In a conversation with British journalist Stevie Chick from which the transcript was provided to SPIN, Omar Rodríguez-Lopéz and Cedric Bixler-Zavala shared some insight on what went into crafting the box set.
“Everything was in my vaults, all the original artwork and masters,” Rodríguez-Lopéz told Chick. “But it took time to deal with bureaucracy and to correct things like making the ‘jellyfish man’ the actual front cover to De-Loused In The Comatorium, as was intended, and not the ‘egg-man’ on the Universal version. Johann [Scheerer, Clouds Hill founder and owner] did a lot of going back and forth with the original sound and artwork files and original pressings. Eventually, we decided, ‘Let’s just do 180g black vinyl.’ We’d talked about doing them as they were originally: interesting colors, picture discs, and stuff like that. But we decided that to make it sound the best, 180g vinyl was the way, just to make sure we undo haphazard damage Universal did with these bootlegs. I’m not online or involved in any way with social media, so if it wasn’t for Cedric’s online digital presence and interaction and connection with the fans, I would never have known about these bootlegs.”
“People don’t know the hoops Omar had to go through to get the initial deal with Universal put into place,” Bixler-Zavala added. “The fact that he had to go into this mob-like meeting room and be belittled for being the artist and fighting for these things they thought weren’t important. And you can tell they’re not important to them, because they’re just a corporation. To them, it’s like, ‘Oh, the McRib is back. Who cares if it’s not real meat or real bread. There it is, we need to make some fuckin’ money.’ He fought hard for it.”
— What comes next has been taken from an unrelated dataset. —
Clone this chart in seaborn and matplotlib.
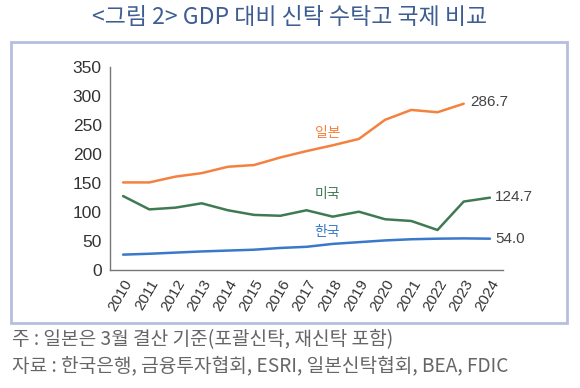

As is plainly laid out in the interview with Chick, part of the band’s desire to release this box set is to get their catalog on vinyl the way they want it. After allegedly negotiating their initial deal with Universal Music Group to include owning the rights to press their own vinyl, the label’s release of the first handful of Mars Volta albums on vinyl caught the two friends by surprise, and they’re still pissed about it.
“They did a shitty job,” Bixler-Zavala said of Universal’s vinyl offerings for the band. “It was very basic, beige and bland. They didn’t have any love for it, it was just product. They weren’t nerds about it, and that’s what fighting for the aesthetic was about. ‘I’m not gonna trust you to put something out.’ When De-Loused came out on CD, someone on their own at Universal decided to make the ‘egghead’ the front cover, when Storm Thorgerson had designed ‘Jellyfish man’ as the actual front cover — putting no text or logo on the back cover to make it be interchangeable. So that if you put it down the ‘wrong’ way at the record store, someone would see the other side, and it would be this conversation — what most nerds today call ‘Easter eggs’ — something cool to find out about. Big corporations didn’t think like that. We came from a different world — cool shapes, cool colors, cool shit you could do with it. Shit that’s just not fuckin’ ‘normieville.’”
“They literally are not using the master that came from me, the one used for the original analog pressing,” Rodríguez-Lopéz said. “They have the digital master, from which they made the CD and the digital releases. But you have to then make a completely different master to cut the lacquers. So their attitude was basically, ‘Eh, good enough,’ but it wasn’t how it was supposed to sound.”
In addition to the band’s issues with the quality of the existing vinyl releases from Universal, the experimental post-hardcore legends told Chick that they’re also pretty sold on them being outright illegal.
“What Universal did was illegal, and a blatant and egregious breach of contract. If power structures were in any way held accountable, they would have had to pay us damages because they went into multiple pressings of the first four records and then kept pressing Bedlam in Goliath after the first cease-and-desist, so we had to get really aggressive about it. I told our lawyers ‘I want to sue them because they’re in breach of contract,’ and the advice was, ‘That’s not really gonna happen. You can try and sue them. It will just eat up tons of your money and tons of your life, and in the end you’ll get no result.’”
SPIN has reached out to Universal for comment on the duo’s multiple accusations.
So instead of wasting time, effort, and money on a lawsuit, the Mars Volta decided to take matters into their own hands and release La Realidad De Los Sueño on their own through their friends at Clouds Hill. You can pre-order the box set now if you’ve got a spare $500 laying around.